Killer whale was treated differently, handler admits

Martin Evans

The captive killer whale, Tilikum, responsible for the death of one of its trainers had to be treated differently from other animals because of the danger it posed, the park's boss has admitted.

Chuck Tompkins, chief animal trainer for SeaWorld Orlando in Florida, said the 12,300 pound orca's sheer size and history of previous attacks meant handlers had to take special precautions.

Tilikum was one of three killer whales blamed for the drowning of a previous trainer in Canada in 1991. Eight years later a late night park intruder was found dead in his pool.

The latest tragedy struck when the 30-year-old animal grabbed veteran trainer Dawn Brancheau's ponytail and dragged her under the water drowning her.

Mr Tomkins, who spent five years training Tilikum, described him as a "good animal" but admitted there were different rules when handling him compared to other killer whales at the attraction.

He said: "We treated Tilikum differently. We knew because of his size and because of previous incidents, we did not get into the water with him. We had very specific rules of how we interacted with him. He's large, male – huge – and we respected his size."

He added: "We're working with wild animals, they're not tame.
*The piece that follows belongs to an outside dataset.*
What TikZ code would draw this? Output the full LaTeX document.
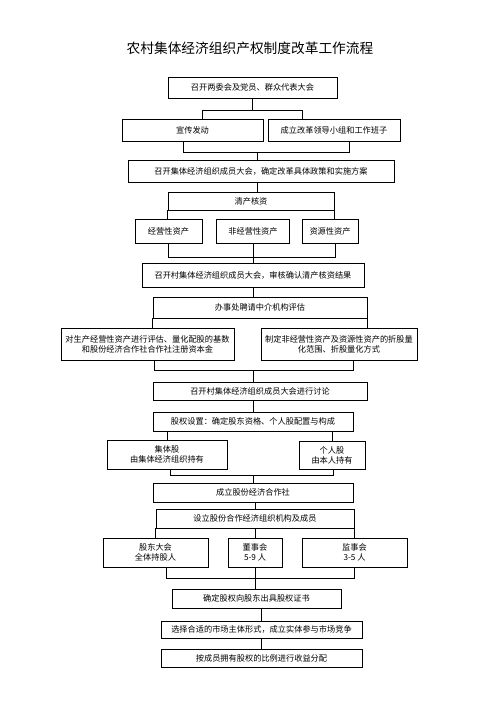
\documentclass[tikz,border=0pt]{standalone}
\usepackage{fontspec}
\setmainfont{Noto Sans CJK SC}
\tikzset{
  box/.style 2 args={draw, line width=0.65pt, inner sep=0pt, align=center,
    minimum width=#1*0.03cm, minimum height=#2*0.03cm,
    font=\fontsize{7}{8.6}\selectfont},
  link/.style={line width=0.65pt}
}

\begin{document}
\begin{tikzpicture}[x=0.03cm, y=-0.03cm]
\useasboundingbox[fill=white] (0,0) rectangle (503,711);

\node (title) at (250,48) {\fontsize{11.7}{14}\selectfont 农村集体经济组织产权制度改革工作流程};

\node[box={169}{21}] (meet) at (252.5,87.5) {召开两委会及党员、群众代表大会};
\node[box={141}{22}] (promo) at (192.5,130) {宣传发动};
\node[box={132}{22}] (team) at (334,130) {成立改革领导小组和工作班子};
\node[box={266}{22}] (plan) at (261,171) {召开集体经济组织成员大会，确定改革具体政策和实施方案};
\node[box={166}{18}] (audit) at (251,201) {清产核资};
\node[box={67}{24}] (opasset) at (168.5,231) {经营性资产};
\node[box={73}{24}] (nonop) at (253,231) {非经营性资产};
\node[box={56}{24}] (resasset) at (330,231) {资源性资产};
\node[box={222}{24}] (verify) at (253,275) {召开村集体经济组织成员大会，审核确认清产核资结果};
\node[box={214}{21}] (appraise) at (260,307.5) {办事处聘请中介机构评估};
\node[box={173}{32}] (evalop) at (147.5,344) {对生产经营性资产进行评估、量化配股的基数\\和股份经济合作社合作社注册资本金};
\node[box={156}{32}] (evalnon) at (339,344) {制定非经营性资产及资源性资产的折股量\\化范围、折股量化方式};
\node[box={214}{18}] (discuss) at (260,391) {召开村集体经济组织成员大会进行讨论};
\node[box={200}{19}] (equity) at (253,421.5) {股权设置：确定股东资格、个人股配置与构成};
\node[box={120}{29}] (collect) at (167,454.5) {集体股\\由集体经济组织持有};
\node[box={66}{28}] (personal) at (332,455) {个人股\\由本人持有};
\node[box={200}{19}] (coop) at (253,492.5) {成立股份经济合作社};
\node[box={198}{19}] (organ) at (255,518.5) {设立股份合作经济组织机构及成员};
\node[box={105}{29}] (holders) at (155.5,552.5) {股东大会\\全体持股人};
\node[box={54}{29}] (board) at (255,552.5) {董事会\\5-9 人};
\node[box={105}{29}] (supervise) at (354.5,552.5) {监事会\\3-5 人};
\node[box={169}{19}] (cert) at (256.5,598.5) {确定股权向股东出具股权证书};
\node[box={201}{17}] (market) at (261.5,629.5) {选择合适的市场主体形式，成立实体参与市场竞争};
\node[box={201}{18}] (dividend) at (261.5,658) {按成员拥有股权的比例进行收益分配};

\coordinate (j1l) at (202,110); \coordinate (j1r) at (302,110);
\coordinate (j2l) at (183,152); \coordinate (j2r) at (349,152); \coordinate (j2) at (257,152);
\coordinate (j5l) at (168,257); \coordinate (j5r) at (335,257);
\coordinate (j8l) at (154,370); \coordinate (j8r) at (353,370); \coordinate (j8) at (253,370);
\coordinate (j11l) at (170,475); \coordinate (j11r) at (333,475); \coordinate (j11) at (253,475);
\coordinate (j14l) at (166,578); \coordinate (j14r) at (354,578);

\draw[link] (meet.south) -- (meet.south |- j1l);
\draw[link] (j1l |- promo.north) -- (j1l) -- (j1r) -- (j1r |- team.north);
\draw[link] (j2l |- promo.south) -- (j2l) -- (j2r) -- (j2r |- team.south);
\draw[link] (j2) -- (j2 |- plan.north);
\draw[link] (j2 |- plan.south) -- (j2 |- audit.north);
\draw[link] (audit.south west) -- (audit.south west |- opasset.north);
\draw[link] (audit.south east) -- (audit.south east |- resasset.north);
\draw[link] (j5l |- opasset.south) -- (j5l) -- (j5r) -- (j5r |- resasset.south);
\draw[link] (nonop.south) -- (nonop.south |- verify.north);
\draw[link] (verify.south) -- (verify.south |- appraise.north);
\draw[link] (appraise.south west) -- (appraise.south west |- evalop.north);
\draw[link] (appraise.south east) -- (appraise.south east |- evalnon.north);
\draw[link] (j8l |- evalop.south) -- (j8l) -- (j8r) -- (j8r |- evalnon.south);
\draw[link] (j8) -- (j8 |- discuss.north);
\draw[link] (j8 |- discuss.south) -- (j8 |- equity.north);
\draw[link] (collect.north) -- (collect.north |- equity.south);
\draw[link] (personal.north) -- (personal.north |- equity.south);
\draw[link] (j11l |- collect.south) -- (j11l) -- (j11r) -- (j11r |- personal.south);
\draw[link] (j11) -- (j11 |- coop.north);
\draw[link] (organ.north) -- (organ.north |- coop.south);
\draw[link] (organ.south west) -- (organ.south west |- holders.north);
\draw[link] (board.north) -- (board.north |- organ.south);
\draw[link] (organ.south east) -- (organ.south east |- supervise.north);
\draw[link] (j14l |- holders.south) -- (j14l) -- (j14r) -- (j14r |- supervise.south);
\draw[link] (board.south) -- (board.south |- cert.north);
\draw[link] (market.north) -- (market.north |- cert.south);
\draw[link] (dividend.north) -- (dividend.north |- market.south);
\end{tikzpicture}
\end{document}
If there's sexual activity in the pool, or maybe they're socially interacting with each other, we're very sensitive to those things.

"You don't pet your dog in the middle of a dog fight. We train our staff to observe these things. We're trained for those situations. We can predict 99.9 per cent of the time what they're going to do.

"We know what to do with these animals. We know how to interact with them. If something doesn't feel right, we get out of the water. We know when to step back and let them be animals. We've had millions of positive interactions."

Despite the tragedy SeaWorld have said they will not be destroying Tilikum and have also rejected calls to release him into the wild.

Brancheau's older sister, Diane Gross, said the trainer, who was married with no children, would not want anything to happen to the whale and the family regarded her death as a tragic accident.

"Dawn loved the whales like her children, she loved all of them," her sister said. "They all had personalities, good days and bad days."